Background
Given a noisy dataset $D$, I have to solve a classification problem where the possible anserwer is $i\in\{1,\dots,N\}$. So far I can get pretty decent result with an algorithm that, based on the observed dataset $D$, associates to each category $i$ a cost $c(i,D)\in[0,\infty)$. Then, the estimate is simply given by \begin{equation*} \hat{i} \triangleq \arg\min_{i\in{1,\dots,N}} c(i, D) \end{equation*} Since the method is merely based on the oberved dataset $D$, I believe that I can improve the estimation robustness by introducing some kind of prior information. I'm not sure how to do achieve this objective, but I have an idea, which is the following:
step 1: turn the list of costs $\{c(1,D)\}_{i=1}^N$ into a proability distribution $\{\mathcal{L}(i, D)\}_{i=1}^N$ - which I'm tempted to call it likelihood.

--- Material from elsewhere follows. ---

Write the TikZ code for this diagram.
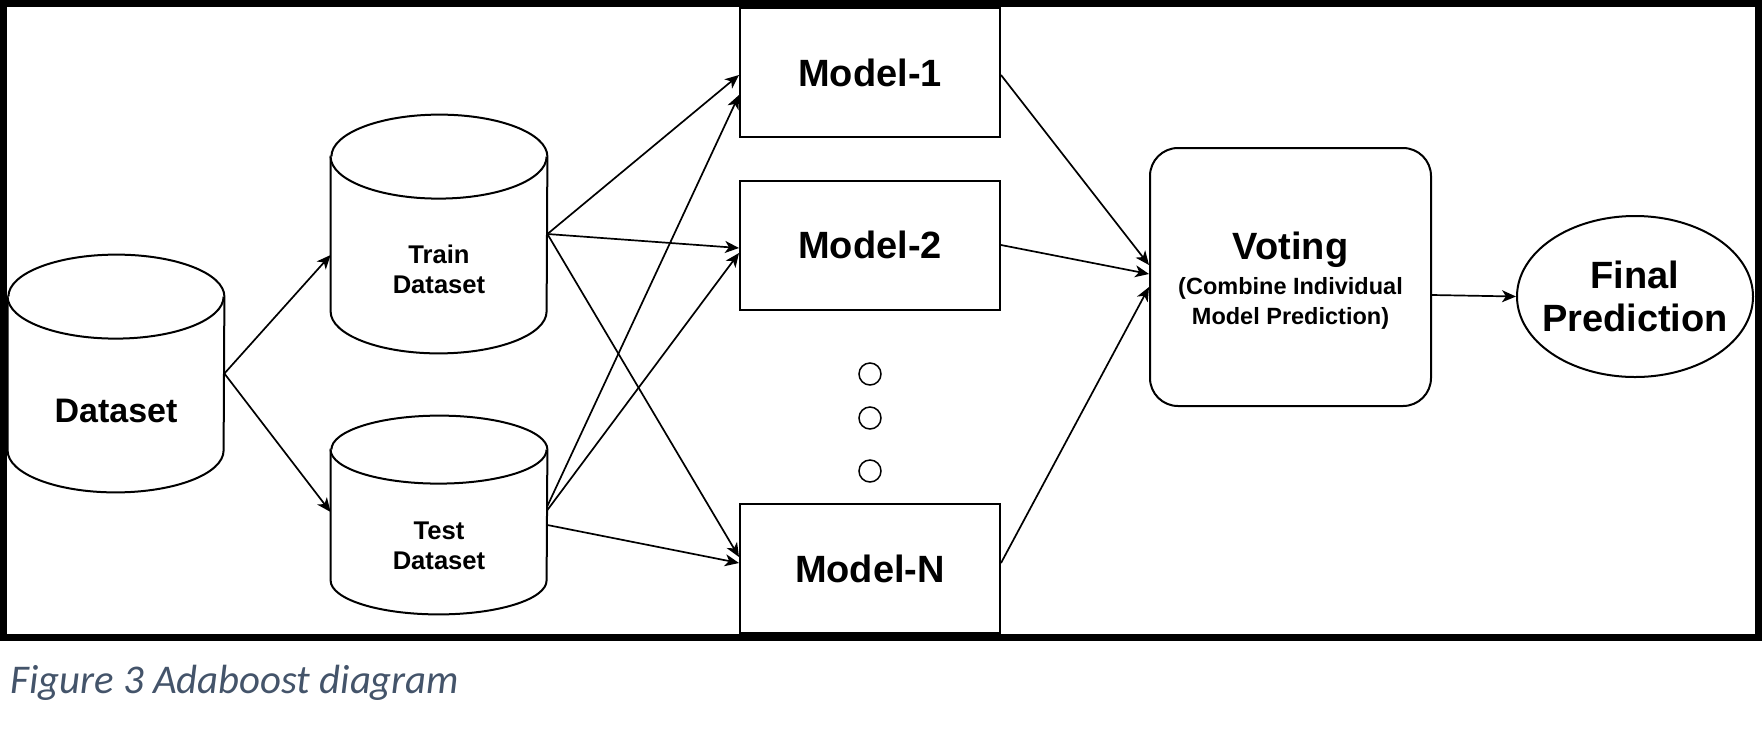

The first thing that comes into my mind to define the "likelihood" is to consider the following softmax-like transformation of the list of costs \begin{equation*} \mathcal{L}(i,D) \triangleq \frac{\exp\left(-c(i,D)\right)}{\sum_{j=1}^N \exp\left(-c(j,D)\right)} \end{equation*}
step 2: according to some rule, fuse the likelihood $\{\mathcal{L}(i, D)\}_{i=1}^N$ with a second (and given) probability distribution $\{p_0(i)\}_{i=1}^N$ encoding the prior information. The result is a new probability distribution $\{p(i, D)\}_{i=1}^N$. The first thing that comes into my mind to define the "posterior" is to apply the Bayes theorem \begin{equation*} p(i,D) \triangleq \frac{\mathcal{L}(i,D)\,p_0(i)}{\sum_{j=1}^N \mathcal{L}(j,D)\,p_0(j)} \end{equation*}
step 3: according to some rule, extract from the "posterior" distribution $\{p(i, D)\}_{i=1}^N$ the estimate $\hat{i}$. The first thing that comes into my mind is to consider the mode \begin{equation*} \hat{i} \triangleq \arg \max_{i\in\{1,\dots,N\}} p(i,D) \end{equation*}
Questions
- Given the procedure above makes sense, is there a better way to define the "likelihood" and the "posterior"?
- What are the possible problems with my approach? I can provide more details about the estimation problem and how I compute the cost $c(i, D)$.